Understanding Operational Health
Because no two businesses are the same, the definition of operational health and success will vary. For example, one company might have workloads that demand low-latency and high-throughput performance to be prioritized over cost. Another might require a focus on cost-effectiveness and high availability. Operations teams must first understand those priorities and how they serve business goals to deliver what is actually needed.

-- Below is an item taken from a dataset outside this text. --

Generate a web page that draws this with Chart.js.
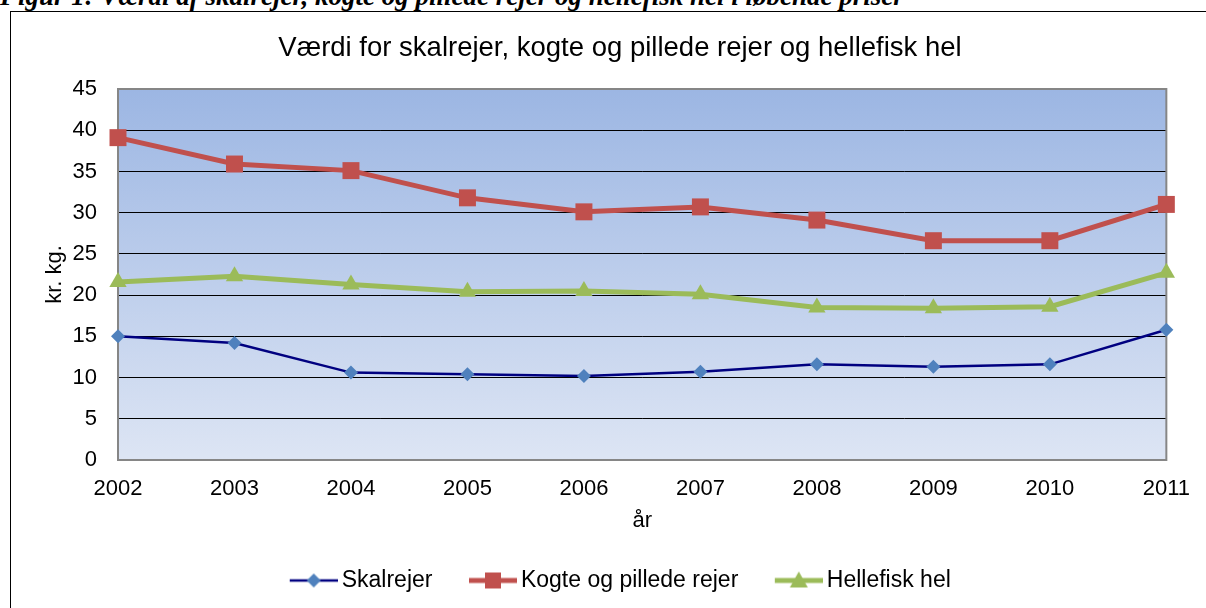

AWS offers tools and services for analyzing workloads to serve specific goals. CloudWatch Logs and Dashboards can provide system and business level views of key metrics. Amazon ElasticSearch and Kibana can offer further visualization of operational health metrics, as can outside tools and services like Logstash and Grafana.
Responding to Events
When events occur, operational excellence means having prepared and even anticipated failures and putting metrics, processes and procedures into action for a quick and effective response. At the same time, teams must have metrics to understand the business impact of workload components to resolve the highest priority issues first. AWS enables teams to script automatic event responses, such as automated rollbacks triggered by failures. Amazon CloudWatch offers a powerful service for these automated responses.
Evolution
Curiosity and a desire to learn and improve are essential traits for operations teams pursuing operational excellence. Every experience should be viewed as an opportunity to learn and to share that new knowledge base. The best teams enjoy learning from failure and by asking for the perspective of other business units.
AWS offers an incredible platform for the analysis and experimentation needed to evolve practices. Amazon CloudWatch and CloudTrail can be combined with Amazon ElasticSearch with Kibana. Data exported to Amazon S3 can enable analysis with Amazon Athena and Amazon QuickSight. AWS also helps share best practices with CloudFormation templates, Chef Cookbooks, Ansible Playbooks, Lambda functions and more.